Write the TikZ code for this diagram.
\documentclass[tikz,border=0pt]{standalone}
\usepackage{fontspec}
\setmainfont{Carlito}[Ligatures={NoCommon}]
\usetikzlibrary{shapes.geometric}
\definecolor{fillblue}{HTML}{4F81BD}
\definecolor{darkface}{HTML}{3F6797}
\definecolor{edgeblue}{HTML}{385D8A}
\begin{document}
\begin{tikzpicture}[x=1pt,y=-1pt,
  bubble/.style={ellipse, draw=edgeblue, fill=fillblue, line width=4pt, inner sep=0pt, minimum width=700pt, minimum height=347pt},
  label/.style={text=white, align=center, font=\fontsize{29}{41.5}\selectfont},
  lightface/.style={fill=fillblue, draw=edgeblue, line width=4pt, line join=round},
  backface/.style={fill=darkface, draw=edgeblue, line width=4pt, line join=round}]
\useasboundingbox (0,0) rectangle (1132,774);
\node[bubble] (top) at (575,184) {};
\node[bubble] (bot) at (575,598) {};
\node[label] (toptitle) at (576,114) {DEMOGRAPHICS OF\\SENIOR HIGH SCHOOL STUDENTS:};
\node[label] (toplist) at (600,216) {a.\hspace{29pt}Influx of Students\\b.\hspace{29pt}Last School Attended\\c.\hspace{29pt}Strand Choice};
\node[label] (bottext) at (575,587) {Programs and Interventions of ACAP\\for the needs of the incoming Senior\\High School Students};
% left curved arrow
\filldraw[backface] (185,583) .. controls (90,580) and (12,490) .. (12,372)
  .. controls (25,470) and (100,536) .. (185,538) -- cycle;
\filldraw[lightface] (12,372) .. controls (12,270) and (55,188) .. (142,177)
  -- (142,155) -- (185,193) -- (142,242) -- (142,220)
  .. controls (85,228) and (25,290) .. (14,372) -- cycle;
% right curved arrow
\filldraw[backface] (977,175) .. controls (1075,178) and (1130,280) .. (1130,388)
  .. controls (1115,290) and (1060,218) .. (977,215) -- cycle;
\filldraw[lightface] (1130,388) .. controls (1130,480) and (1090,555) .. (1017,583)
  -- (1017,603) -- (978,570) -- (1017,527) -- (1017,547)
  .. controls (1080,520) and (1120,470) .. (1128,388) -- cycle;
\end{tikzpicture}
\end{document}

DIRECTIONS FOR THIS TASK: Write out the data exactly as it stands.

EXERCISE RESULT:
Write the TikZ code for this diagram.
\documentclass[tikz,border=0pt]{standalone}
\usepackage{fontspec}
\setmainfont{Carlito}[Ligatures={NoCommon}]
\usetikzlibrary{shapes.geometric}
\definecolor{fillblue}{HTML}{4F81BD}
\definecolor{darkface}{HTML}{3F6797}
\definecolor{edgeblue}{HTML}{385D8A}
\begin{document}
\begin{tikzpicture}[x=1pt,y=-1pt,
  bubble/.style={ellipse, draw=edgeblue, fill=fillblue, line width=4pt, inner sep=0pt, minimum width=700pt, minimum height=347pt},
  label/.style={text=white, align=center, font=\fontsize{29}{41.5}\selectfont},
  lightface/.style={fill=fillblue, draw=edgeblue, line width=4pt, line join=round},
  backface/.style={fill=darkface, draw=edgeblue, line width=4pt, line join=round}]
\useasboundingbox (0,0) rectangle (1132,774);
\node[bubble] (top) at (575,184) {};
\node[bubble] (bot) at (575,598) {};
\node[label] (toptitle) at (576,114) {DEMOGRAPHICS OF\\SENIOR HIGH SCHOOL STUDENTS:};
\node[label] (toplist) at (600,216) {a.\hspace{29pt}Influx of Students\\b.\hspace{29pt}Last School Attended\\c.\hspace{29pt}Strand Choice};
\node[label] (bottext) at (575,587) {Programs and Interventions of ACAP\\for the needs of the incoming Senior\\High School Students};
% left curved arrow
\filldraw[backface] (185,583) .. controls (90,580) and (12,490) .. (12,372)
  .. controls (25,470) and (100,536) .. (185,538) -- cycle;
\filldraw[lightface] (12,372) .. controls (12,270) and (55,188) .. (142,177)
  -- (142,155) -- (185,193) -- (142,242) -- (142,220)
  .. controls (85,228) and (25,290) .. (14,372) -- cycle;
% right curved arrow
\filldraw[backface] (977,175) .. controls (1075,178) and (1130,280) .. (1130,388)
  .. controls (1115,290) and (1060,218) .. (977,215) -- cycle;
\filldraw[lightface] (1130,388) .. controls (1130,480) and (1090,555) .. (1017,583)
  -- (1017,603) -- (978,570) -- (1017,527) -- (1017,547)
  .. controls (1080,520) and (1120,470) .. (1128,388) -- cycle;
\end{tikzpicture}
\end{document}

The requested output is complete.